Initially, BLS estimated Ithaca and Tompkins County gained 1,700 jobs in 2018 compared to 2017, for a 2.6 percent growth rate. That increase would be one of the highest year-over-year gains in New York state and above the national average.

The revised estimates show Ithaca and Tompkins gaining about 400 jobs in 2018, a growth rate of only 0.6 percent.

The March revisions are intended to review the past 24 months of jobs data. The preliminary figures that come out each month are often piecemeal and based off of random sampling. They’re intended to be indicative of market movement, but generally speaking, they’re not accurate. In an effort to try and make them accurate, the annual revisions look over more complete data and revise the monthly job reports accordingly. Usually, the way it goes is that the changes to the earliest few months are slight, and the closer the month is to the present, the more substantial the revisions tend to be.

In the current job data overhaul, the numbers for the first half of 2017 were revised upward, in some months by several hundred jobs, and the second half of the year was revised significantly downward, resulting in a wash for the year overall. In last year’s version of this article, the anomalous decreases in job totals for spring and summer 2017 were called out as suspect, and it would appear that with the latest revisions, the BLS agreed. Unfortunately, it also suggests that the job losses in the fall of 2017 are accurate, and are unlikely to be revised again.

Looking at the major employers, Cornell added 174 local positions in 2018, with its county employment rising to 10,132. Ithaca College’s employment fell by 25, to 1,708. According to Cayuga Medical Center’s John Turner, their headcount currently hovers between 1,550 and 1,580, an expansion of more than a hundred over last year’s total of 1,439. As for layoffs, technology hardware firm MACOM announced plans to lay off 47 from its Lansing facilities, and last June commercial printer Vanguard Graphics LLC announced plans to lay off 140 from their Dryden facility.

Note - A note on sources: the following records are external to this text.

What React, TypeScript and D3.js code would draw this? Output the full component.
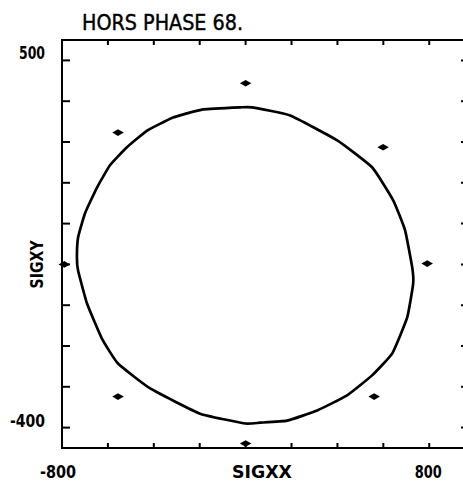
import * as d3 from "d3";

// Yield locus, traced clockwise from the top (SIGXX, SIGXY)
const curveX = [-24, 28, 194, 399, 551, 643, 695, 726, 730, 704, 639, 551, 442, 312, 181, 63, -2, -198, -416, -556, -626, -691, -730, -735, -730, -700, -647, -591, -517, -429, -316, -185];
const curveY = [385, 385, 365, 304, 238, 157, 83, -8, -47, -130, -218, -272, -321, -358, -383, -388, -390, -366, -304, -243, -182, -96, -15, 17, 66, 125, 189, 243, 287, 328, 360, 380];

// Measured stress points
const pointX = [-556, 0, 599, 791, 560, -556, 0, -790];
const pointY = [323, 444, 287, 2, -324, -324, -439, 0];

const xTicks = [-600, -400, -200, 0, 200, 400, 600, 800];
const yTicks = [-400, -300, -200, -100, 0, 100, 200, 300, 400, 500];
const xLabels = [-800, 800];
const yLabels = [500, -400];

const title = "HORS PHASE 68.";

export default function App() {
  const width = 463;
  const height = 482;
  const left = 62;
  const top = 40;
  const right = 474;
  const bottom = 448;

  const x = d3.scaleLinear().domain([-800, 995]).range([left, right]);
  const y = d3.scaleLinear().domain([-450, 550]).range([bottom, top]);

  const pts = curveX.map((v, i) => [v, curveY[i]] as [number, number]);
  const line = d3
    .line<[number, number]>()
    .x((d) => x(d[0]))
    .y((d) => y(d[1]))
    .curve(d3.curveCardinalClosed.tension(0.6));

  const marker = d3.symbol().type(d3.symbolDiamond).size(38)();
  const font = "'DejaVu Sans Condensed', 'Liberation Sans Narrow', sans-serif";

  // label widths measured on the plot, keeps the narrow plotter look
  const labelWidth = (t: number) => (String(t).length === 3 ? 27 : 36);

  return (
    <svg
      width={width}
      height={height}
      style={{ position: "absolute", left: 0, top: 0, background: "#fff", overflow: "hidden" }}
    >
      <rect x={0} y={0} width={width} height={height} fill="#fff" />

      {/* title */}
      <text
        x={82}
        y={30}
        fontFamily={font}
        fontSize={21}
        stroke="#000"
        strokeWidth={0.4}
        textLength={161}
        lengthAdjust="spacingAndGlyphs"
        fill="#000"
      >
        {title}
      </text>

      {/* frame: the right side runs off the page */}
      <path
        d={`M${right},${top}H${left}V${bottom}H${right}`}
        fill="none"
        stroke="#000"
        strokeWidth={2}
      />

      {/* ticks */}
      {xTicks.map((t) => (
        <g key={"xt" + t}>
          <line x1={x(t)} x2={x(t)} y1={bottom} y2={bottom - 5} stroke="#000" strokeWidth={2} />
          <line x1={x(t)} x2={x(t)} y1={top} y2={top + 5} stroke="#000" strokeWidth={2} />
        </g>
      ))}
      {yTicks.map((t) => (
        <g key={"yt" + t}>
          <line x1={left} x2={left + 8} y1={y(t)} y2={y(t)} stroke="#000" strokeWidth={2} />
          <line x1={right} x2={right - 13} y1={y(t)} y2={y(t)} stroke="#000" strokeWidth={2} />
        </g>
      ))}

      {/* tick labels */}
      {xLabels.map((t) => (
        <text
          key={"xl" + t}
          x={x(t) - (t < 0 ? 4 : 1)}
          y={478}
          textAnchor="middle"
          fontFamily={font}
          fontWeight="bold"
          fontSize={18}
          textLength={labelWidth(t)}
          lengthAdjust="spacingAndGlyphs"
          fill="#000"
        >
          {t}
        </text>
      ))}
      {yLabels.map((t) => (
        <text
          key={"yl" + t}
          x={45}
          y={y(t) - 1}
          textAnchor="end"
          fontFamily={font}
          fontWeight="bold"
          fontSize={18}
          textLength={labelWidth(t) - 1}
          lengthAdjust="spacingAndGlyphs"
          fill="#000"
        >
          {t}
        </text>
      ))}

      {/* axis titles */}
      <text
        x={262}
        y={478}
        textAnchor="middle"
        fontFamily={font}
        fontWeight="bold"
        fontSize={18}
        textLength={60}
        lengthAdjust="spacingAndGlyphs"
        fill="#000"
      >
        SIGXX
      </text>
      <text
        transform={`translate(43,${y(0)}) rotate(-90)`}
        textAnchor="middle"
        fontFamily={font}
        fontWeight="bold"
        fontSize={18}
        textLength={48}
        lengthAdjust="spacingAndGlyphs"
        fill="#000"
      >
        SIGXY
      </text>

      {/* locus */}
      <path d={line(pts) ?? ""} fill="none" stroke="#000" strokeWidth={2.7} />

      {/* points */}
      {pointX.map((v, i) => (
        <path
          key={"p" + i}
          d={marker ?? ""}
          transform={`translate(${x(v)},${y(pointY[i])}) rotate(90)`}
          fill="#000"
        />
      ))}
    </svg>
  );
}
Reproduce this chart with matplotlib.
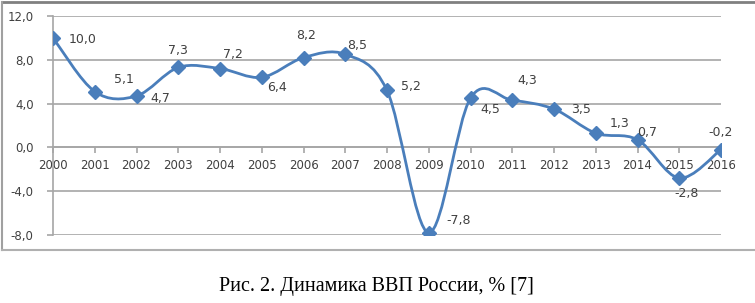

Last year, Martha Armstrong, the Vice President and Director of Economic Development Planning at Tompkins County Area Development (TCAD), argued that there is still plenty of hiring taking place in Tompkins County, but the ongoing retirements of the county’s baby boomer generation (of which Tompkins County has an unusually high percentage in the workforce) and the resulting time it takes to fill those positions has been blunting growth of the county’s workforce. To be fair, there’s nothing in the past year to suggest that argument has changed.

However, the Ithaca Business Index suggests things may have taken a turn for the worse. The index, run by Ithaca College economics professor Elia Kacapyr, looks at not only job counts and the labor force, but also real estate sales, help wanted advertising, average weekly hours worked, and retail sales.

According to Kacapyr, the newest revisions sank 2018’s economic growth calculations in Tompkins County last year, from 2.2 percent growth to 1.1 percent, the lowest value since 2015. For the sake of comparison, 2017’s economic growth was revised from 4.1 percent to 3.6 percent in the 2018 revision, and raised to 3.8 percent with the latest revision.